--- WRITTEN INSTRUCTION ---
Pull out every line with the word "this".
>> start
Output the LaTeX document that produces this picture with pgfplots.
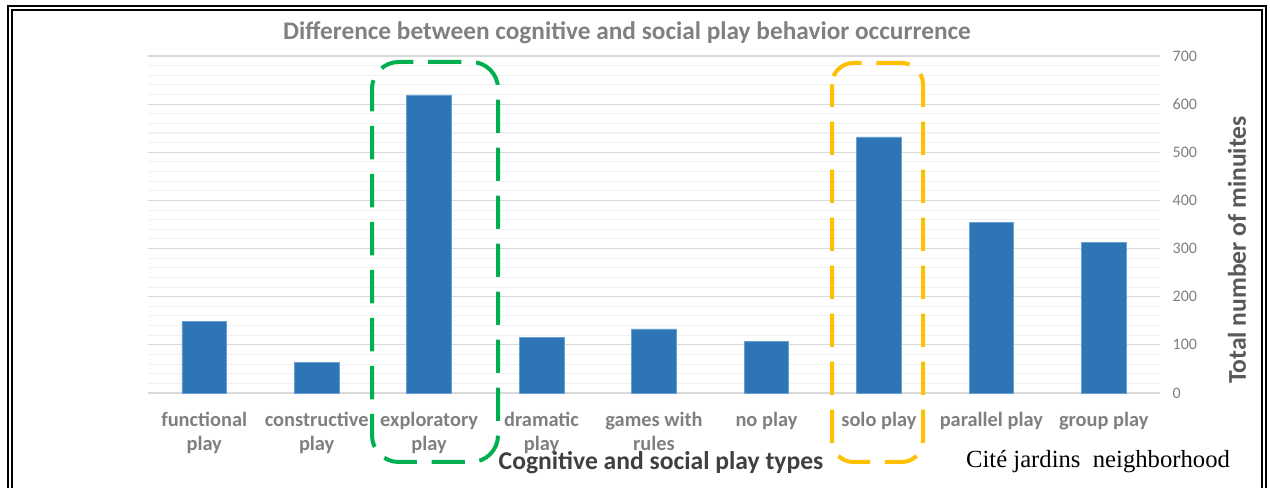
\documentclass[border=0pt]{standalone}
\usepackage{fontspec}
\setmainfont{Carlito}
\newfontfamily\tnr{Liberation Serif}
\usepackage{pgfplots}
\pgfplotsset{compat=1.18}

\definecolor{barblue}{HTML}{2E75B6}
\definecolor{baredge}{HTML}{6A9FD4}
\definecolor{gmaj}{HTML}{D9D9D9}
\definecolor{gmin}{HTML}{F0F0F0}
\definecolor{ticktxt}{HTML}{7F7F7F}
\definecolor{titletxt}{HTML}{808080}
\definecolor{labtxt}{HTML}{595959}
\definecolor{xlabtxt}{HTML}{404040}
\definecolor{boxgreen}{HTML}{00B050}
\definecolor{boxyellow}{HTML}{FFC000}

\begin{document}
\begin{tikzpicture}
\useasboundingbox (0,0) rectangle (952.5pt,366pt);

\begin{axis}[
  at={(111pt,71.25pt)}, anchor=south west,
  scale only axis, width=759pt, height=252.75pt,
  ybar, bar width=33.5pt,
  xmin=-0.5, xmax=8.5, ymin=0, ymax=700,
  xtick=data,
  xticklabels={{functional\\play},{constructive\\play},{exploratory\\play},{dramatic\\play},{games with\\rules},{no play},{solo play},{parallel play},{group play}},
  xticklabel style={align=center, text=ticktxt, font=\fontsize{15.3}{18}\selectfont\bfseries, yshift=-11pt, anchor=north},
  ytick={0,100,...,700},
  minor ytick={20,40,...,680},
  yticklabel pos=right,
  yticklabel style={text=ticktxt, font=\fontsize{12}{14}\selectfont, xshift=6pt},
  /pgf/number format/assume math mode=true,
  ymajorgrids, yminorgrids,
  major grid style={gmaj, line width=0.8pt},
  minor grid style={gmin, line width=0.8pt},
  major tick length=0pt, minor tick length=0pt,
  axis x line*=bottom, axis y line*=right,
  x axis line style={gmaj, line width=0.8pt, -},
  y axis line style={draw=none},
  clip=false,
]
\addplot[fill=barblue, draw=baredge, line width=0.5pt] coordinates {
  (0,148) (1,64) (2,619) (3,116) (4,133) (5,108) (6,532) (7,355) (8,312)
};
\end{axis}

\begin{scope}[x=0.75pt, y=-0.75pt, shift={(0pt,366pt)}]
  % frame
  \draw[line width=1.5pt] (8,520) -- (8,6) -- (1266,6) -- (1266,520);
  \draw[line width=0.9pt] (12,520) -- (12,10) -- (1262,10) -- (1262,520);
  % titles
  \node[text=titletxt, font=\fontsize{19}{22}\selectfont\bfseries] at (627,33) {Difference between cognitive and social play behavior occurrence};
  \node[text=xlabtxt, font=\fontsize{19.2}{22}\selectfont\bfseries] at (661,463) {Cognitive and social play types};
  \node[rotate=90, text=labtxt, font=\fontsize{19.2}{22}\selectfont\bfseries] at (1237,250) {Total number of minuites};
  \node[font=\fontsize{18.5}{22}\selectfont\tnr] at (1098,462) {Cité jardins\ \ neighborhood};
  % highlight boxes
  \draw[boxgreen, line width=3pt, dash pattern=on 25pt off 11pt, dash phase=8pt, rounded corners=20pt] (372,62) rectangle (498,462);
  \draw[boxyellow, line width=3pt, dash pattern=on 25pt off 11pt, dash phase=8pt, rounded corners=16pt] (832,63) rectangle (923,462);
\end{scope}
\end{tikzpicture}
\end{document}
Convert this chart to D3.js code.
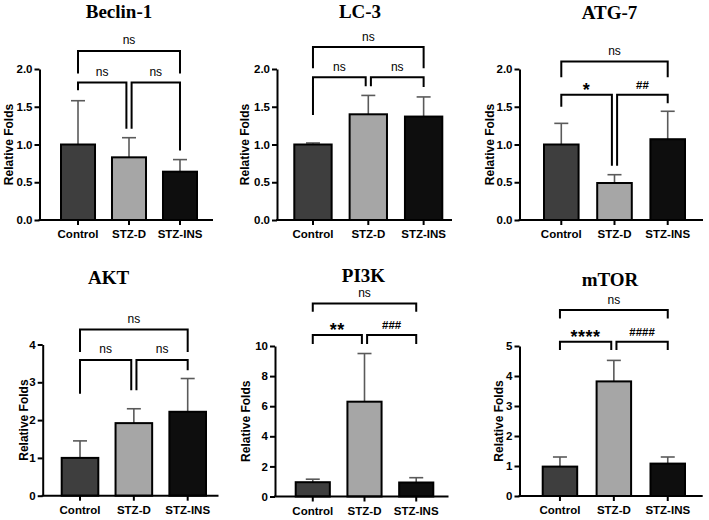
<!DOCTYPE html>
<html>
<head>
<meta charset="utf-8">
<script src="https://cdn.jsdelivr.net/npm/d3@7"></script>
<style>
  html, body { margin: 0; padding: 0; background: #fff; }
  svg { display: block; }
</style>
</head>
<body>
<svg id="chart" width="709" height="520"></svg>
<script>
// ---------------- DATA ----------------
const categories = ["Control", "STZ-D", "STZ-INS"];
const panelTitles = ["Beclin-1", "LC-3", "ATG-7", "AKT", "PI3K", "mTOR"];
const yAxisTitle = "Relative Folds";
// mean relative folds per panel (Control, STZ-D, STZ-INS)
const meanValues = [
  [1.00, 0.83, 0.64],
  [1.00, 1.40, 1.37],
  [1.00, 0.49, 1.07],
  [1.00, 1.92, 2.22],
  [0.95, 6.30, 0.93],
  [0.98, 3.82, 1.08]
];
// top of upper error bar per panel
const errorTops = [
  [1.58, 1.09, 0.80],
  [1.02, 1.65, 1.63],
  [1.28, 0.60, 1.44],
  [1.45, 2.30, 3.10],
  [1.15, 9.50, 1.25],
  [1.30, 4.52, 1.30]
];
const yMaxValues = [2, 2, 2, 4, 10, 5];
const yTickValues = [
  [0, 0.5, 1.0, 1.5, 2.0],
  [0, 0.5, 1.0, 1.5, 2.0],
  [0, 0.5, 1.0, 1.5, 2.0],
  [0, 1, 2, 3, 4],
  [0, 2, 4, 6, 8, 10],
  [0, 1, 2, 3, 4, 5]
];
const yTickFormats = [".1f", ".1f", ".1f", "d", "d", "d"];
// comparisons: [Control vs STZ-D, STZ-D vs STZ-INS, Control vs STZ-INS]
const comparisons = [[0, 1], [1, 2], [0, 2]];
const significanceLabels = [
  ["ns", "ns", "ns"],
  ["ns", "ns", "ns"],
  ["*", "##", "ns"],
  ["ns", "ns", "ns"],
  ["**", "###", "ns"],
  ["****", "####", "ns"]
];

// ---------------- LAYOUT (positions / sizes) ----------------
const layout = [
  { axisX: 39.5, axisEnd: 213, yTop: 69, yBottom: 220, band: [61, 197], pad: 0.333,
    titleX: 119, titleY: 17.5, yTitleX: 12.5,
    brLow: 1.82, brTop: 2.24, topLeg: 1.94, legs: [[1.72, 1.21], [1.21, 0.92]] },
  { axisX: 277, axisEnd: 452, yTop: 69, yBottom: 220, band: [294.3, 442.3], pad: 0.325,
    titleX: 360, titleY: 17.5, yTitleX: 248.5,
    brLow: 1.89, brTop: 2.29, topLeg: 2.01, legs: [[1.39, 1.77], [1.77, 1.76]] },
  { axisX: 519.5, axisEnd: 703, yTop: 69, yBottom: 220, band: [544, 685], pad: 0.35,
    titleX: 609.5, titleY: 18.5, yTitleX: 493.5,
    brLow: 1.66, brTop: 2.10, topLeg: 1.89, legs: [[1.50, 0.72], [0.72, 1.545]] },
  { axisX: 42.7, axisEnd: 218.5, yTop: 344.5, yBottom: 495.7, band: [61.7, 206], pad: 0.32,
    titleX: 108.5, titleY: 283.5, yTitleX: 28.3,
    brLow: 3.59, brTop: 4.40, topLeg: 3.80, legs: [[2.70, 2.79], [2.79, 3.32]] },
  { axisX: 275, axisEnd: 448.5, yTop: 346, yBottom: 496.5, band: [295.7, 433.3], pad: 0.34,
    titleX: 363.5, titleY: 282, yTitleX: 249.5,
    brLow: 10.73, brTop: 12.83, topLeg: 12.28, legs: [[10.13, 10.13], [10.13, 10.13]] },
  { axisX: 519.5, axisEnd: 702.7, yTop: 346, yBottom: 496, band: [542.7, 685], pad: 0.36,
    titleX: 610, titleY: 286, yTitleX: 502.5,
    brLow: 5.14, brTop: 6.20, topLeg: 5.92, legs: [[4.87, 4.87], [4.87, 4.87]] }
];

const barColors = ["#3e3e3e", "#a6a6a6", "#0e0e0e"];
const sansFont = "'Liberation Sans', Arial, Helvetica, sans-serif";
const serifFont = "'Liberation Serif', 'Times New Roman', serif";

const svg = d3.select("#chart");

panelTitles.forEach((title, p) => {
  const L = layout[p];
  const g = svg.append("g");
  const y = d3.scaleLinear().domain([0, yMaxValues[p]]).range([L.yBottom, L.yTop]);
  const x = d3.scaleBand().domain(categories).range(L.band).paddingInner(L.pad).paddingOuter(0);
  const bw = x.bandwidth();
  const cx = c => x(c) + bw / 2;

  // Title
  g.append("text")
    .attr("x", L.titleX).attr("y", L.titleY)
    .attr("text-anchor", "middle")
    .style("font-family", serifFont).style("font-weight", "bold").style("font-size", "19px")
    .text(title);

  // Y axis title
  g.append("text")
    .attr("transform", `translate(${L.yTitleX},${(L.yTop + L.yBottom) / 2}) rotate(-90)`)
    .attr("text-anchor", "middle")
    .style("font-family", sansFont).style("font-weight", "bold").style("font-size", "12px")
    .text(yAxisTitle);

  const rows = categories.map((c, i) => ({ c, i, v: meanValues[p][i], e: errorTops[p][i] }));

  // Error bars (upper only)
  const capW = 14;
  g.selectAll(".err").data(rows).enter().append("line")
    .attr("x1", d => cx(d.c)).attr("x2", d => cx(d.c))
    .attr("y1", d => y(d.v)).attr("y2", d => y(d.e))
    .attr("stroke", "#5a5a5a").attr("stroke-width", 1.6);
  g.selectAll(".cap").data(rows).enter().append("line")
    .attr("x1", d => cx(d.c) - capW / 2).attr("x2", d => cx(d.c) + capW / 2)
    .attr("y1", d => y(d.e)).attr("y2", d => y(d.e))
    .attr("stroke", "#5a5a5a").attr("stroke-width", 1.6);

  // Bars
  g.selectAll(".bar").data(rows).enter().append("rect")
    .attr("x", d => x(d.c)).attr("width", bw)
    .attr("y", d => y(d.v)).attr("height", d => y(0) - y(d.v))
    .attr("fill", d => barColors[d.i])
    .attr("stroke", "#000").attr("stroke-width", 2);

  // Y axis
  const yAxis = d3.axisLeft(y).tickValues(yTickValues[p])
    .tickFormat(d3.format(yTickFormats[p])).tickSize(5).tickSizeOuter(0).tickPadding(2);
  const ya = g.append("g").attr("transform", `translate(${L.axisX},0)`).call(yAxis);
  ya.select(".domain").attr("stroke", "#000").attr("stroke-width", 2);
  ya.selectAll(".tick line").attr("stroke", "#000").attr("stroke-width", 2);
  ya.selectAll(".tick text")
    .style("font-family", sansFont).style("font-weight", "bold").style("font-size", "11.5px")
    .attr("fill", "#000");

  // X axis
  const xAxis = d3.axisBottom(x).tickSize(5).tickSizeOuter(0);
  const xa = g.append("g").attr("transform", `translate(0,${L.yBottom})`).call(xAxis);
  xa.select(".domain").remove();
  xa.selectAll(".tick line").attr("stroke", "#000").attr("stroke-width", 2);
  xa.selectAll(".tick text")
    .attr("y", 18).attr("dy", 0)
    .style("font-family", sansFont).style("font-weight", "bold").style("font-size", "11.5px")
    .attr("fill", "#000");
  g.append("line")
    .attr("x1", L.axisX - 1).attr("x2", L.axisEnd)
    .attr("y1", L.yBottom).attr("y2", L.yBottom)
    .attr("stroke", "#000").attr("stroke-width", 2);

  // Significance brackets
  comparisons.forEach((cmp, k) => {
    const isTop = k === 2;
    const off = 2.6;
    let xa1 = cx(categories[cmp[0]]);
    let xa2 = cx(categories[cmp[1]]);
    if (!isTop) {
      if (cmp[0] === 1) xa1 += off;
      if (cmp[1] === 1) xa2 -= off;
    }
    const by = y(isTop ? L.brTop : L.brLow);
    const l1 = y(isTop ? L.topLeg : L.legs[k][0]);
    const l2 = y(isTop ? L.topLeg : L.legs[k][1]);
    g.append("path")
      .attr("d", `M${xa1},${l1}V${by}H${xa2}V${l2}`)
      .attr("fill", "none").attr("stroke", "#000").attr("stroke-width", 2);
    const lab = significanceLabels[p][k];
    const mid = (xa1 + xa2) / 2;
    const t = g.append("text").attr("x", mid).attr("text-anchor", "middle")
      .style("font-family", sansFont).attr("fill", "#000").text(lab);
    if (lab.startsWith("*")) {
      t.attr("y", by + 1).style("font-size", "18px").style("font-weight", "bold")
        .style("letter-spacing", "0.5px");
    } else if (lab.startsWith("#")) {
      t.attr("y", by - 6).style("font-size", "11.5px").style("font-weight", "bold");
    } else {
      t.attr("y", by - 6.5).style("font-size", "12px");
    }
  });
});
</script>
</body>
</html>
>> end
--- WRITTEN SOLUTION ---
Output the LaTeX document that produces this picture with pgfplots.
Convert this chart to D3.js code.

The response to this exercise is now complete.